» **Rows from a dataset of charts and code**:
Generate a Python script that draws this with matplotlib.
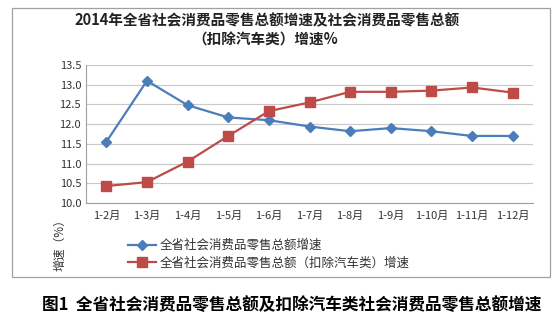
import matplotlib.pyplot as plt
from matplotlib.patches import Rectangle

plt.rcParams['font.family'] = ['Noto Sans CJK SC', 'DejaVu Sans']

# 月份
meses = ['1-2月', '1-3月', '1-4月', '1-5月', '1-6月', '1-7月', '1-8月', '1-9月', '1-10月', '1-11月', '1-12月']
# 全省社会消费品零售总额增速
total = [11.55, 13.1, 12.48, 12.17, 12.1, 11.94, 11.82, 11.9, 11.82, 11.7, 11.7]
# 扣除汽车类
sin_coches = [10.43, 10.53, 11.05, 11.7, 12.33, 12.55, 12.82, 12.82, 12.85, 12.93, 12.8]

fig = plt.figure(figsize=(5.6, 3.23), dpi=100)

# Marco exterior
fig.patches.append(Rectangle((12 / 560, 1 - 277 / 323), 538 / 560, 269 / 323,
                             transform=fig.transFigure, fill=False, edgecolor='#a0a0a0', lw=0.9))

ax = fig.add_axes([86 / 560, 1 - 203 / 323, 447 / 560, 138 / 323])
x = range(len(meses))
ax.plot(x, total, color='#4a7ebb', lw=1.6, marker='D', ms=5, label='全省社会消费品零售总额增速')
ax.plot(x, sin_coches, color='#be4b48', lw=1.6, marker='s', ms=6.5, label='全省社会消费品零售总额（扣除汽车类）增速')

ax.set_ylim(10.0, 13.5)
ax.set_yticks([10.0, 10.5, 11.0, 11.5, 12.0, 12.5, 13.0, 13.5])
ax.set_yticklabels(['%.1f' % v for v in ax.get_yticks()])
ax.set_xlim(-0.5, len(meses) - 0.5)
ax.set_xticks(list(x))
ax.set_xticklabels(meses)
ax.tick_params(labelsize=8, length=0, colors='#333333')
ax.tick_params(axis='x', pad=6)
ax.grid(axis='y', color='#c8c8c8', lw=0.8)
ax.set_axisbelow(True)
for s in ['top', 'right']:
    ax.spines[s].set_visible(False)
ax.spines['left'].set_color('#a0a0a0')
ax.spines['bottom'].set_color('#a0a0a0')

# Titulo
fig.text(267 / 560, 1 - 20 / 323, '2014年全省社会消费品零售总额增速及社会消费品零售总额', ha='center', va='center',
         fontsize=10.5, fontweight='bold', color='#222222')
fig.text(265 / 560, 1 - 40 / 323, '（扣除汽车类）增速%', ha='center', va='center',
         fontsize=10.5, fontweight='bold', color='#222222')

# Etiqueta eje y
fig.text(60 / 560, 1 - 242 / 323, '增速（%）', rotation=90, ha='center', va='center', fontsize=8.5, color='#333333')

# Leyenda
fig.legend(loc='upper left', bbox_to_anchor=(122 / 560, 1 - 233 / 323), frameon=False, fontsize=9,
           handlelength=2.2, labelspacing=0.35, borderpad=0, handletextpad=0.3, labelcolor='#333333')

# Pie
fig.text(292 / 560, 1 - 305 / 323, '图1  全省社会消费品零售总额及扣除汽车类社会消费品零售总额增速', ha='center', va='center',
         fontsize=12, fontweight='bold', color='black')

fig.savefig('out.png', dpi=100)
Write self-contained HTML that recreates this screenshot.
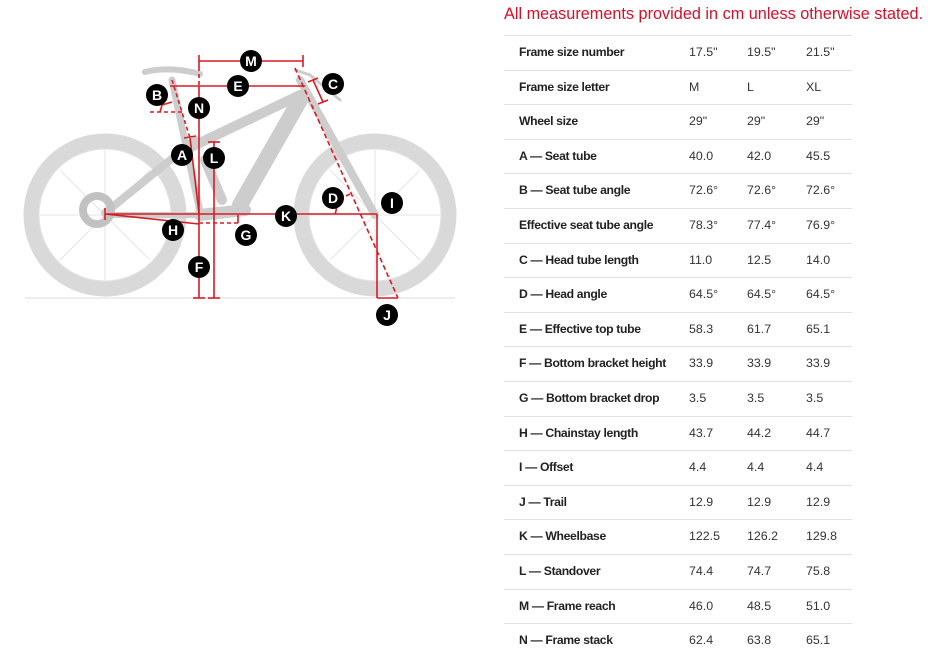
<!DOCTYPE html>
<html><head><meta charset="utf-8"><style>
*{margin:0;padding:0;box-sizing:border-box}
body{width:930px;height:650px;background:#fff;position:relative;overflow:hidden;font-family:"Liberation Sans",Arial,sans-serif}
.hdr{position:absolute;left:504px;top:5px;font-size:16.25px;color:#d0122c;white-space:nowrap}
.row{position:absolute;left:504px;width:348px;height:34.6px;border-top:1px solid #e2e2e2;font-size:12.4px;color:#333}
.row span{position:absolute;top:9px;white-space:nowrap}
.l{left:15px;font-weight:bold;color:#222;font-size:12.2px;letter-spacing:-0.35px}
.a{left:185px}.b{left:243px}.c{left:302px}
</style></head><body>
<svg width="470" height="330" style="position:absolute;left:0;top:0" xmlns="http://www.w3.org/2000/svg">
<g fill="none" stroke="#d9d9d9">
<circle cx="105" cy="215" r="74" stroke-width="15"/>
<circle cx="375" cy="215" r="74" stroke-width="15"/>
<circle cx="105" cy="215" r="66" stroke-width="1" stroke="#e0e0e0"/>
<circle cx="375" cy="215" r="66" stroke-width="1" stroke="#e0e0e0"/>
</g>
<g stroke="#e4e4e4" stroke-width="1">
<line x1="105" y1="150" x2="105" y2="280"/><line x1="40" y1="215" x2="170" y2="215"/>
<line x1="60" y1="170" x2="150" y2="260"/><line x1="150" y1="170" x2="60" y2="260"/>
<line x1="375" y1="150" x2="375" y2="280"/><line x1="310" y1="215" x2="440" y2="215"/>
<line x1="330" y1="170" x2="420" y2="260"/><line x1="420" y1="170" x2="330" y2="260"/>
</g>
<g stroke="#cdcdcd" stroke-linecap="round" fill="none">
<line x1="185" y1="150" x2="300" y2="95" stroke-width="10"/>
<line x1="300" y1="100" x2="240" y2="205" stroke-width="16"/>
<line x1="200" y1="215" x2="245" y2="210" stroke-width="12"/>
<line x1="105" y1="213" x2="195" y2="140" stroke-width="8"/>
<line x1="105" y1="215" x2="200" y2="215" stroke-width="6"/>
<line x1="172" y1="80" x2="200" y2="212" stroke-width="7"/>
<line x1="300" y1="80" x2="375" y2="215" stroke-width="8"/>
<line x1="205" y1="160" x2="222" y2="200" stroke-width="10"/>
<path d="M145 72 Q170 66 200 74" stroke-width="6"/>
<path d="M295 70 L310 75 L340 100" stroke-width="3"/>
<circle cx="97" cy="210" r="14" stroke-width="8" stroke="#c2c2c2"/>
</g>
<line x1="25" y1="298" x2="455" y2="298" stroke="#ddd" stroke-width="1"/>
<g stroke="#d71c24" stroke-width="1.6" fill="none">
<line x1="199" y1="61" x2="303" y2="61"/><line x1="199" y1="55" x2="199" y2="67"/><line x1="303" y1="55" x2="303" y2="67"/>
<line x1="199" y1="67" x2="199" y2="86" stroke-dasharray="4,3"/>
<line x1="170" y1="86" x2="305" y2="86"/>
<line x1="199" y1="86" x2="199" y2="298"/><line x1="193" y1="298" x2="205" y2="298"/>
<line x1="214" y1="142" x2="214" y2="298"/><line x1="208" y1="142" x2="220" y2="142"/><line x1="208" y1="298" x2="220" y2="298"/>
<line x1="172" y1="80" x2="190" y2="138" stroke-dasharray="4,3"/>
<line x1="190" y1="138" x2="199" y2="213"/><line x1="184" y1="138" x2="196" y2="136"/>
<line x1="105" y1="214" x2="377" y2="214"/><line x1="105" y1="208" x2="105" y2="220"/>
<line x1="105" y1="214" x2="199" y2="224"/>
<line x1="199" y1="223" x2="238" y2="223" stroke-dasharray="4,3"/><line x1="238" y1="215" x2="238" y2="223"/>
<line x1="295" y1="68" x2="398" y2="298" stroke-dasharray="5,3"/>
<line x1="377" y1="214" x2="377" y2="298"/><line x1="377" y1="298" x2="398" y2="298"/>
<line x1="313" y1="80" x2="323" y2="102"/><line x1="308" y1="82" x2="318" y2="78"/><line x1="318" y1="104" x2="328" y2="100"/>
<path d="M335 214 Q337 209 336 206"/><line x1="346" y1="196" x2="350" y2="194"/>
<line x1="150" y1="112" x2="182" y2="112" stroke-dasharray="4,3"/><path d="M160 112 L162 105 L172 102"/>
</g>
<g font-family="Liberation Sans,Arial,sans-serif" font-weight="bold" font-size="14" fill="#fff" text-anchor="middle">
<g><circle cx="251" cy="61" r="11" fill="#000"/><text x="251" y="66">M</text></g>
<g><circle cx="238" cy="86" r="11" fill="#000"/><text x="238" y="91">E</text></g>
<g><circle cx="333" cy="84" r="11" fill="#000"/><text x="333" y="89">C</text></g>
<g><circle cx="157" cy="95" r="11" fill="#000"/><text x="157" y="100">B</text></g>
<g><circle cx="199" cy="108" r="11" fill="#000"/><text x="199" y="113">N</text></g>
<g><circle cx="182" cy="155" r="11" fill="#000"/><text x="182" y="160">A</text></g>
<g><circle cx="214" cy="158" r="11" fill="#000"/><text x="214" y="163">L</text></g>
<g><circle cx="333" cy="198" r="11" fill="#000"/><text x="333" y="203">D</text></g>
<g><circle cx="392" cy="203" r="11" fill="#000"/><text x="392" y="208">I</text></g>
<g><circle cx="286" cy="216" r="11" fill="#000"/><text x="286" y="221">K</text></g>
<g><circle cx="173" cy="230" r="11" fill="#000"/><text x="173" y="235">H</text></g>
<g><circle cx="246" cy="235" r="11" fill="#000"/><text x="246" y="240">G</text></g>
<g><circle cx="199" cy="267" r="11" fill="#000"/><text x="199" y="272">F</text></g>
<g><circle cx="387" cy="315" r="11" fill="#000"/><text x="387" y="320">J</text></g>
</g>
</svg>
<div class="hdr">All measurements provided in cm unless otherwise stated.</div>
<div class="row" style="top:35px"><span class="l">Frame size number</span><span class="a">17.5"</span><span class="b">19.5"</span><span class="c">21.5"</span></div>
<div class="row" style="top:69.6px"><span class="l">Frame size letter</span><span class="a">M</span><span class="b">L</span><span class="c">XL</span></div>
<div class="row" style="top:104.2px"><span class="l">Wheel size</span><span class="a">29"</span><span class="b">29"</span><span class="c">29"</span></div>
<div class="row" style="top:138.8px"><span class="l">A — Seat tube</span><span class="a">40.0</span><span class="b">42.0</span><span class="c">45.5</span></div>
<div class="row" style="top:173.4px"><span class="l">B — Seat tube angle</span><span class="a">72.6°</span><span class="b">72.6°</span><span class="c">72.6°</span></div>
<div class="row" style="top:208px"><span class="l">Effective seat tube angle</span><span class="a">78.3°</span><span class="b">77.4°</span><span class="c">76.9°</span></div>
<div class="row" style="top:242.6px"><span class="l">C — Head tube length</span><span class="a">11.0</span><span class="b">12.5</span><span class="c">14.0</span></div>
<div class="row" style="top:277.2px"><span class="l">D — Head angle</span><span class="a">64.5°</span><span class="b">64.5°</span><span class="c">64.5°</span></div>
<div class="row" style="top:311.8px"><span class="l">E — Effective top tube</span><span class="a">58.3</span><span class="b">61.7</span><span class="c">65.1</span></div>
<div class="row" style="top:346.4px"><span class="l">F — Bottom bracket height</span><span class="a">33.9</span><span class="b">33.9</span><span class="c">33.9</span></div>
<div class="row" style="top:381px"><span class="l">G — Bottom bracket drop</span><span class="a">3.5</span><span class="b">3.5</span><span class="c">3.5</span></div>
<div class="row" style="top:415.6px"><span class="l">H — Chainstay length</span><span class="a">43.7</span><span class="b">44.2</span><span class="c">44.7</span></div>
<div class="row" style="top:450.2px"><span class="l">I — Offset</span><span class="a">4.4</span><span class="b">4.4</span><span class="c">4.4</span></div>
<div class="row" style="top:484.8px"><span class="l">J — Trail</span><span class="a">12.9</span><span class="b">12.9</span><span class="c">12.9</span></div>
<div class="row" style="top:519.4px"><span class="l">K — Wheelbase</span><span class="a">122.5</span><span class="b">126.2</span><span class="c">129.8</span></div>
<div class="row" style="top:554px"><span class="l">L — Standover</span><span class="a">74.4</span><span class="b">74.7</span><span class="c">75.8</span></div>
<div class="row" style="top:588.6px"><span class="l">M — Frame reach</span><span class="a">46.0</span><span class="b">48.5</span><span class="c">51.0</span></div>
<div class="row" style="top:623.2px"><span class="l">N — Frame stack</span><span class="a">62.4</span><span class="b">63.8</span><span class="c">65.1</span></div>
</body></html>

» **Aim of the exercise**:
Copy, word for word, the entries above from the first line to the line that holds "marker='s', ms=6.5, label='全省社会消费品零售总额（扣除汽车类）增速')". Drop the pictures.

» **Finished task**:
Generate a Python script that draws this with matplotlib.
import matplotlib.pyplot as plt
from matplotlib.patches import Rectangle

plt.rcParams['font.family'] = ['Noto Sans CJK SC', 'DejaVu Sans']

# 月份
meses = ['1-2月', '1-3月', '1-4月', '1-5月', '1-6月', '1-7月', '1-8月', '1-9月', '1-10月', '1-11月', '1-12月']
# 全省社会消费品零售总额增速
total = [11.55, 13.1, 12.48, 12.17, 12.1, 11.94, 11.82, 11.9, 11.82, 11.7, 11.7]
# 扣除汽车类
sin_coches = [10.43, 10.53, 11.05, 11.7, 12.33, 12.55, 12.82, 12.82, 12.85, 12.93, 12.8]

fig = plt.figure(figsize=(5.6, 3.23), dpi=100)

# Marco exterior
fig.patches.append(Rectangle((12 / 560, 1 - 277 / 323), 538 / 560, 269 / 323,
                             transform=fig.transFigure, fill=False, edgecolor='#a0a0a0', lw=0.9))

ax = fig.add_axes([86 / 560, 1 - 203 / 323, 447 / 560, 138 / 323])
x = range(len(meses))
ax.plot(x, total, color='#4a7ebb', lw=1.6, marker='D', ms=5, label='全省社会消费品零售总额增速')
ax.plot(x, sin_coches, color='#be4b48', lw=1.6, marker='s', ms=6.5, label='全省社会消费品零售总额（扣除汽车类）增速')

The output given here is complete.